There's truth to that criticism — but not enough to save it from being facile. In the first place, it was never jazz's ambition to be the "spontaneous sound of joy." The fact that jazz managed to be the sound of joy at all, ever, is one of its miracles, given its origins. But those origins ended with World War II, when black America decided — in large part, through its art — that if black people could be called upon to die for their country, their country could be called upon to regard them as human beings.

So James is being both facile and unjust by indicting John Coltrane, for instance, for not giving us dance music midst the dogs and deputies of Selma.

Coltrane was an artist to the extent that he told the truth, and he would have been a liar, at the heigh of his powers, had he merely played joy.

Nevertheless! One must concede that jazz lost its hold on the popular imagination after 1960, and it's not unreasonable to suggest that one of the reasons for that loss was that you couldn't dance to it. Charlie Parker and John Coltrane, the two giants of post-war jazz innovation, did not, for the most part, want to be danced to. They wanted to be heard.


But there was a fellow saxophone player out in sunny California who still played from a need to swing.

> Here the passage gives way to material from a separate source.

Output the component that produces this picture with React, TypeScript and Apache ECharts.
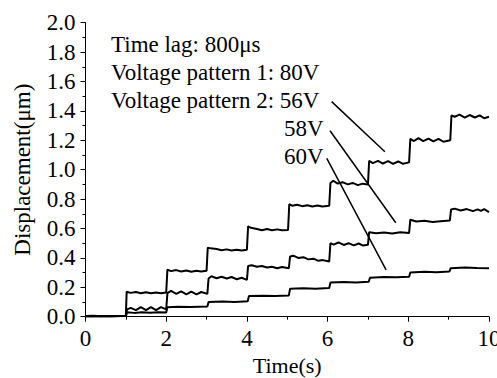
import React, { useEffect, useRef } from "react";
import * as echarts from "echarts";

// Time (s) / displacement (µm) pairs
const series56V: number[][] = [
  [0, 0.004], [0.2, 0.006], [0.4, 0.003], [0.6, 0.005], [0.8, 0.004], [1.0, 0.006],
  [1.02, 0.17], [1.12, 0.162], [1.25, 0.168], [1.37, 0.16], [1.5, 0.166], [1.62, 0.159], [1.75, 0.165], [1.87, 0.16], [2.0, 0.165],
  [2.03, 0.32], [2.12, 0.31], [2.25, 0.317], [2.37, 0.308], [2.5, 0.314], [2.62, 0.306], [2.75, 0.313], [2.87, 0.307], [3.0, 0.312],
  [3.03, 0.47], [3.1, 0.465], [3.25, 0.46], [3.37, 0.452], [3.5, 0.458], [3.62, 0.45], [3.75, 0.456], [3.87, 0.451], [4.0, 0.455],
  [4.03, 0.615], [4.1, 0.605], [4.25, 0.596], [4.37, 0.588], [4.5, 0.596], [4.62, 0.588], [4.75, 0.594], [4.87, 0.588], [5.02, 0.59],
  [5.05, 0.765], [5.12, 0.755], [5.25, 0.762], [5.37, 0.752], [5.5, 0.758], [5.62, 0.75], [5.75, 0.757], [5.87, 0.75], [6.04, 0.755],
  [6.07, 0.91], [6.14, 0.925], [6.25, 0.905], [6.37, 0.915], [6.5, 0.9], [6.62, 0.91], [6.75, 0.895], [6.87, 0.905], [7.0, 0.9],
  [7.03, 1.06], [7.12, 1.045], [7.25, 1.06], [7.37, 1.042], [7.5, 1.058], [7.62, 1.04], [7.75, 1.056], [7.87, 1.04], [8.02, 1.05],
  [8.05, 1.21], [8.14, 1.195], [8.25, 1.215], [8.37, 1.195], [8.5, 1.212], [8.62, 1.192], [8.75, 1.21], [8.87, 1.19], [9.04, 1.2],
  [9.07, 1.37], [9.15, 1.36], [9.27, 1.375], [9.4, 1.355], [9.52, 1.372], [9.65, 1.355], [9.77, 1.37], [9.88, 1.35], [10, 1.36],
];

const series58V: number[][] = [
  [0, 0.003], [0.3, 0.004], [0.6, 0.002], [0.9, 0.004], [1.0, 0.005],
  [1.03, 0.05], [1.12, 0.06], [1.25, 0.045], [1.37, 0.065], [1.5, 0.045], [1.62, 0.065], [1.75, 0.045], [1.87, 0.065], [2.0, 0.05],
  [2.03, 0.16], [2.12, 0.175], [2.25, 0.155], [2.37, 0.172], [2.5, 0.152], [2.62, 0.17], [2.75, 0.152], [2.87, 0.168], [3.02, 0.155],
  [3.05, 0.26], [3.12, 0.275], [3.25, 0.262], [3.37, 0.272], [3.5, 0.26], [3.62, 0.27], [3.75, 0.255], [3.87, 0.265], [4.0, 0.25],
  [4.03, 0.345], [4.12, 0.35], [4.25, 0.34], [4.37, 0.345], [4.5, 0.335], [4.62, 0.34], [4.75, 0.33], [4.87, 0.338], [5.04, 0.33],
  [5.07, 0.41], [5.15, 0.415], [5.27, 0.4], [5.4, 0.405], [5.52, 0.39], [5.65, 0.395], [5.77, 0.38], [5.88, 0.385], [6.04, 0.375],
  [6.07, 0.5], [6.15, 0.49], [6.27, 0.505], [6.4, 0.488], [6.52, 0.5], [6.65, 0.485], [6.77, 0.498], [6.88, 0.484], [7.0, 0.49],
  [7.03, 0.575], [7.2, 0.568], [7.4, 0.572], [7.6, 0.566], [7.8, 0.574], [8.02, 0.57],
  [8.05, 0.66], [8.2, 0.648], [8.4, 0.652], [8.6, 0.645], [8.8, 0.65], [9.03, 0.655],
  [9.06, 0.73], [9.15, 0.735], [9.3, 0.722], [9.45, 0.732], [9.6, 0.718], [9.72, 0.73], [9.8, 0.72], [9.88, 0.732], [10, 0.712],
];

const series60V: number[][] = [
  [0, 0.002], [0.5, 0.003], [1.0, 0.004],
  [1.03, 0.03], [1.2, 0.026], [1.4, 0.03], [1.6, 0.027], [1.8, 0.03], [2.0, 0.028],
  [2.03, 0.065], [2.3, 0.068], [2.6, 0.066], [3.02, 0.07],
  [3.05, 0.1], [3.4, 0.103], [3.7, 0.1], [4.02, 0.105],
  [4.05, 0.14], [4.4, 0.143], [4.7, 0.14], [5.04, 0.145],
  [5.07, 0.19], [5.4, 0.193], [5.7, 0.19], [6.04, 0.195],
  [6.07, 0.232], [6.4, 0.236], [6.7, 0.233], [7.02, 0.238],
  [7.05, 0.265], [7.4, 0.27], [7.7, 0.268], [8.02, 0.272],
  [8.05, 0.3], [8.4, 0.305], [8.7, 0.303], [9.02, 0.308],
  [9.05, 0.33], [9.4, 0.335], [9.7, 0.332], [10, 0.33],
];

// Leader lines from the labels to the curves (data coordinates)
const leader56V: number[][] = [[6.1, 1.463], [7.42, 1.122]];
const leader58V: number[][] = [[6.06, 1.265], [7.69, 0.639]];
const leader60V: number[][] = [[5.98, 1.077], [7.45, 0.318]];

const xTicks = { min: 0, max: 10, interval: 2 };
const yTicks = { min: 0, max: 2, interval: 0.2 };

const annotationLines = [
  "Time lag: 800μs",
  "Voltage pattern 1: 80V",
  "Voltage pattern 2: 56V",
];
const voltageLabels = ["58V", "60V"];

const FONT = "Liberation Serif";

export default function App() {
  const ref = useRef<HTMLDivElement>(null);
  useEffect(() => {
    if (!ref.current) return;
    const chart = echarts.init(ref.current, undefined, { renderer: "svg" });
    const curve = (name: string, data: number[][]) => ({
      name,
      type: "line",
      data,
      showSymbol: false,
      symbol: "none",
      silent: true,
      lineStyle: { color: "#000", width: 2 },
    });
    const leader = (name: string, data: number[][]) => ({
      name,
      type: "line",
      data,
      showSymbol: false,
      symbol: "none",
      silent: true,
      lineStyle: { color: "#000", width: 1.5 },
    });
    const textEl = (text: string, x: number, y: number) => ({
      type: "text",
      x,
      y,
      style: {
        text,
        fontFamily: FONT,
        fontSize: 23,
        fill: "#000",
        align: "left",
        verticalAlign: "middle",
      },
    });
    chart.setOption({
      animation: false,
      backgroundColor: "#fff",
      grid: {
        left: 85.5,
        right: 8,
        top: 22.7,
        bottom: 61.3,
        containLabel: false,
        outerBoundsMode: "none",
      },
      xAxis: {
        type: "value",
        min: xTicks.min,
        max: xTicks.max,
        interval: xTicks.interval,
        name: "Time(s)",
        nameLocation: "middle",
        nameGap: 36,
        nameTextStyle: { fontFamily: FONT, fontSize: 22, color: "#000" },
        axisLine: { show: true, lineStyle: { color: "#000", width: 1 } },
        axisTick: { show: true, inside: false, length: 5, lineStyle: { color: "#000" } },
        minorTick: { show: true, splitNumber: 2, length: 3, lineStyle: { color: "#000" } },
        splitLine: { show: false },
        axisLabel: { fontFamily: FONT, fontSize: 23, color: "#000", margin: 10 },
      },
      yAxis: {
        type: "value",
        min: yTicks.min,
        max: yTicks.max,
        interval: yTicks.interval,
        name: "Displacement(μm)",
        nameLocation: "middle",
        nameRotate: 90,
        nameGap: 52,
        nameTextStyle: { fontFamily: FONT, fontSize: 23, color: "#000" },
        axisLine: { show: true, lineStyle: { color: "#000", width: 1 } },
        axisTick: { show: true, inside: false, length: 5, lineStyle: { color: "#000" } },
        minorTick: { show: true, splitNumber: 2, length: 3, lineStyle: { color: "#000" } },
        splitLine: { show: false },
        axisLabel: {
          fontFamily: FONT,
          fontSize: 23,
          color: "#000",
          margin: 10,
          formatter: (v: number) => v.toFixed(1),
        },
      },
      series: [
        curve("56V", series56V),
        curve("58V", series58V),
        curve("60V", series60V),
        leader("leader56V", leader56V),
        leader("leader58V", leader58V),
        leader("leader60V", leader60V),
      ],
      graphic: [
        textEl(annotationLines[0], 111, 44.5),
        textEl(annotationLines[1], 111, 72.5),
        textEl(annotationLines[2], 111, 100),
        textEl(voltageLabels[0], 284, 128),
        textEl(voltageLabels[1], 284, 156),
      ],
    });
    return () => chart.dispose();
  }, []);
  return (
    <div
      ref={ref}
      style={{ position: "fixed", left: 0, top: 0, width: 497, height: 378, background: "#fff" }}
    />
  );
}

Art Pepper, like many of his jazz contemporaries — including Parker and Coltrane — led a broken, desperate life (chronicled in harrowing detail in his autobiography, Straight Life). As a consequence, Pepper left behind a body of work that's tragically fragmented. Yet it's a body of work that calls out to be danced to.

Pepper didn't possess Parker's technical virtuosity (no one did) or Coltrane's artistic audacity, but he had a better gift for melody than either of them and a generosity to his playing that shouldn't be mistaken as a need to please or as dishonest or dated. Pepper's music — often underrated, I suspect, because he was white — is a treasure, and Art Pepper Meets the Rhythm Section, which gives us Pepper in studio with Miles Davis' now-legendary rhythm section (Red Garland, Paul Chambers, Philly Joe Jones), is a breathtaking moment in the history of American art.